The X architecture was made network hence allowing the clients to be on separate host then server.
So far so good. However that was the image from way back. Nowadays it is not the CPU that handles the graphics but the GPU. There have been various attempts to incorporate it in the model - and place when kernel come into place to greater extend.
Firstly there have been made some assumptions regarding the usage of graphic card. For example only the on-screen rendering was assumed. I cannot find this information on wikipedia right now but DRI 1 also assumed that only one application will use OpenGL at the same time (I cannot quote right away but I can dig the bug up where it was close as WONTFIX with note to wait to DRI 2).
A few temporary solution have been proposed for indirect rendering (needed for composite WM):
- XGL - early proposition supporting applications talking directly to card
- AIGLX - accepted proposition that uses network properties of OpenGL protocol
- Proprietary solution of NVidia
The works on newer architecture (DRI 2) was started. That included:
- In-kernel support for memory handling (GEM/TTM)
- Kernel modesetting (KMS) allowing to change resolution in-kernel hence avoiding delays when switching between X and console & few other features (like displaying message on panic even if X are running - which IIRC is planned to be implemented).
Somehow orthogonal to move to kernel the work on Gallium drivers have been started. Mesa library started as implementation of OpenGL on CPU and then it started using GPU acceleration. It always have been tighten to OpenGL. In OpenGL 3.0 the model have changed significantly and the rewrite of library was inevitable. However they are taking the opportunity to split the code into several layer extracting common code and providing low-level API allowing to implement various 3D API on top of it - allowing for example Wine to provide DirectX talking directly to Gallium instead of going through the OpenGL API layer (which may not have direct 1-1 calls).
Wayland is a projects which considers the above a bit complicated and with too "history". The design from 1984 (although highly modified and adapted) does not corresponds to beginning of 21 c. according to proponents.

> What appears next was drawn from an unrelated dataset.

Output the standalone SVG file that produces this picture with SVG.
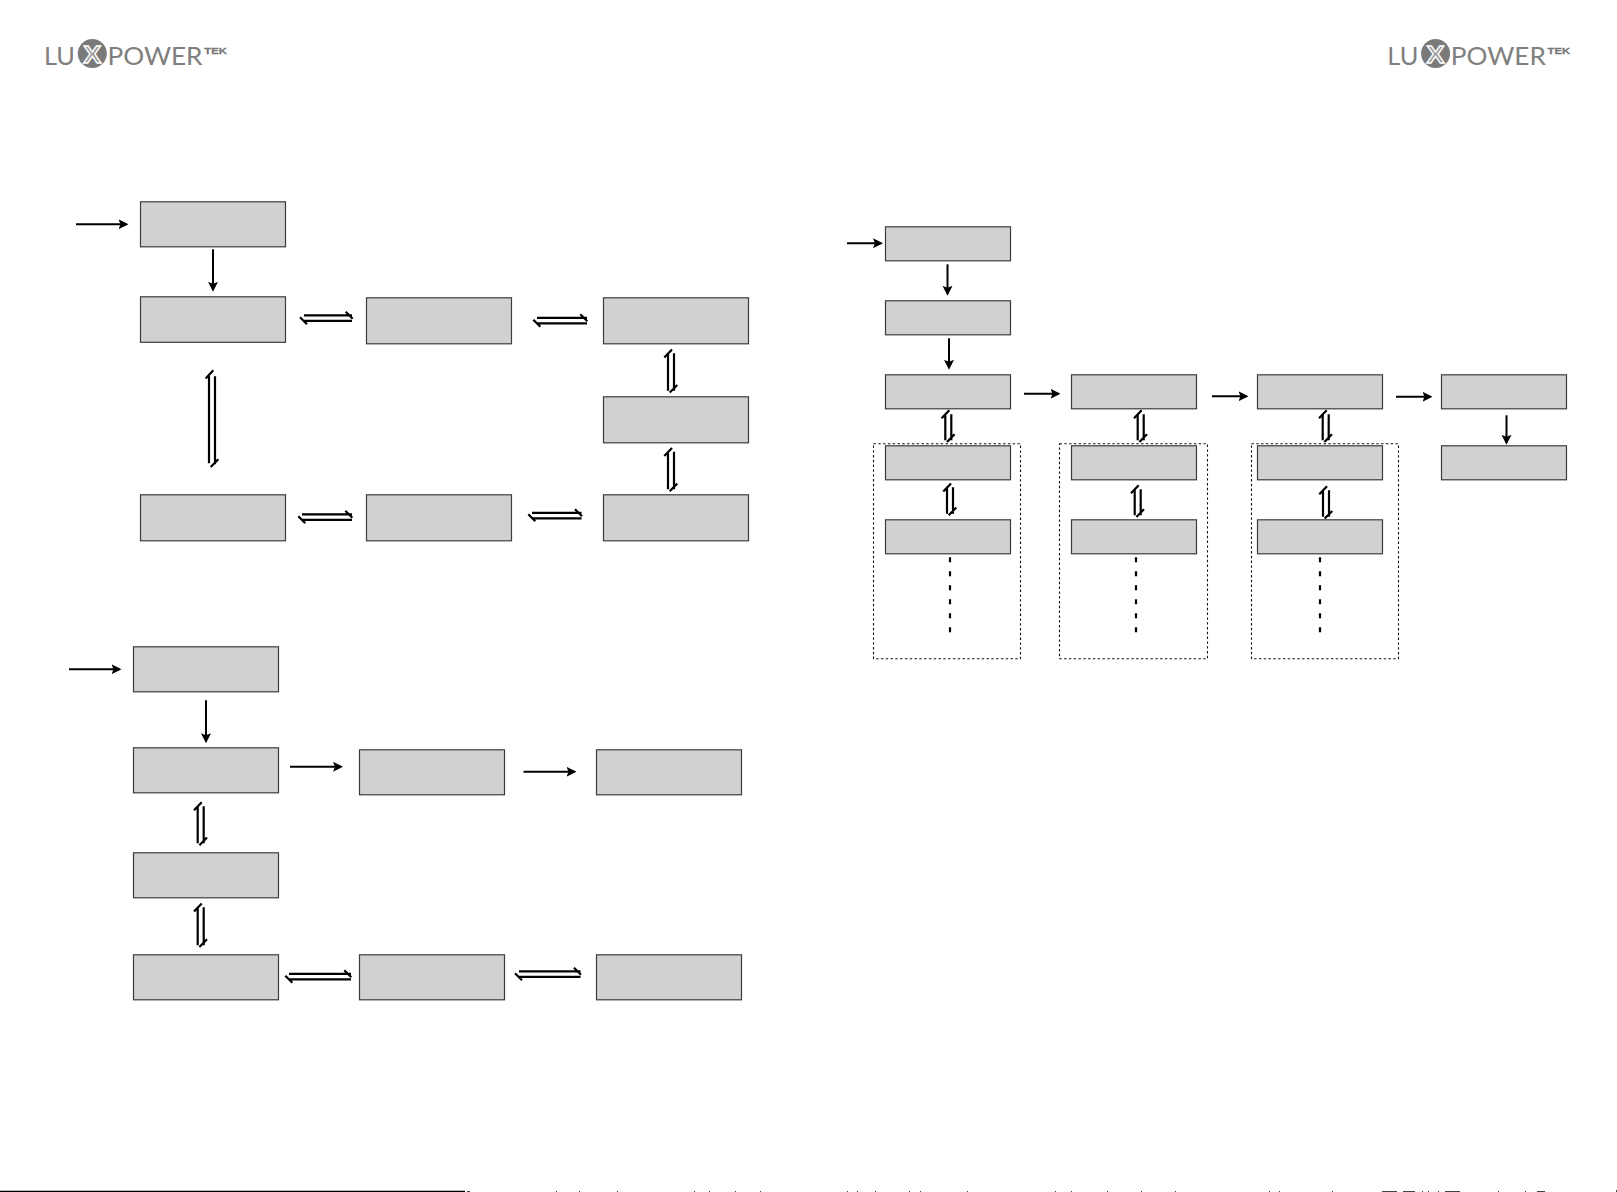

It is suppose to offer greater flexibility and better performance although it is still missing some important features like full OpenGL support (and important for some - network support).
A bit more about desktop environments and window managers. The window manager is an application responsible for how window will behave - for example it is responsible for managing workspaces, drawing titlebar(the thing on top of screen with windo title and minimise/maximise/close buttons) etc.
Firstly only minimal WM was used but afterwards the user started wanting desktop environments - i.e. more featured version, which included menu start, desktop background etc. However most parts of the desktop environment is not a window manager although they are often integrated.
After some time the composite WM were introduced which uses OpenGL and indirect rendering to do their work. They provides not only graphical effects but also allow easier implementation of some accessibility features (like magnifier).
First of all, there is really no Linux graphics stack. Linux has no graphical display capabilities.
However, Linux applications can use graphical displays and there are a number of different systems for doing that. The most common ones are all built on top of X windows.
X is a network protocol because in the middle of an X protocol stack you can have a network as a standard component. Let's look at a specific use case. A physicist in Berlin wants to run an experiment at the CERN in Switzerland on one of the nuclear particle colliders. He logs in remotely and runs a data analysis program on one of CERN's supercomputer arrays and graphs the results on his screen.
In Berlin, the physicist has an X-terminal device running some X-server software that is providing a graphical display capability to remote applications. The X-server software has a framebuffer that talks to the specific device driver for the specific hardware. And the X-server software speaks the X protocol. So the layers might be graphical device->device driver->frame buffer->X server->X protocol.
Then, in Switzerland, the application connects to a display using the X protocol and sends graphic display commands like "draw rectangle" or "alpha blend". The application probably uses a high level graphical library and that library will likely, in turn, be based on a lower level library. For instance the application may be written in Python using the WxWidget toolkit which is built on top of GTK which uses a library called Cairo for core graphical drawing commands. There may also be OPENGL also on top of Cairo. The layers might be like this: WxWidgets->GTK->Cairo->X Toolkit->X protocol. Clearly it is the protocol in the middle that connects things, and since Linux also supports UNIX sockets, a completely internal transport for data, these two types of things can run on one machine if you want to.
X refers to the protocol and anything fundamental to the architecture such as the X-server that runs the graphical display, pointing device and keyboard.
GTK and QT are two general purpose GUI libraries that support windows, dialogs, buttons, etc.
GNOME and KDE are two desktop environments that manage the windows on the graphical desktop, provide useful applets and thingies like button bars. They also allow multiple applications to communicate through the X-server (X-terminal device) even if the apps are running on different remote computers. For instance copy and paste is a form of interapplication communication. GNOME is built on top of GTK. KDE is build on top of QT. And it is possible to run GNOME apps on a KDE desktop or KDE apps on a GNOME desktop because they all work with the same underlying X-protocol.
Linux on desktop and some servers is still all X and frame buffer graphics. Under X window -It comes GTK+ and Qt, YES BOTH uses X system, again there are lot of desktop environments - Gnome, KDE uses X display and their shells, etc.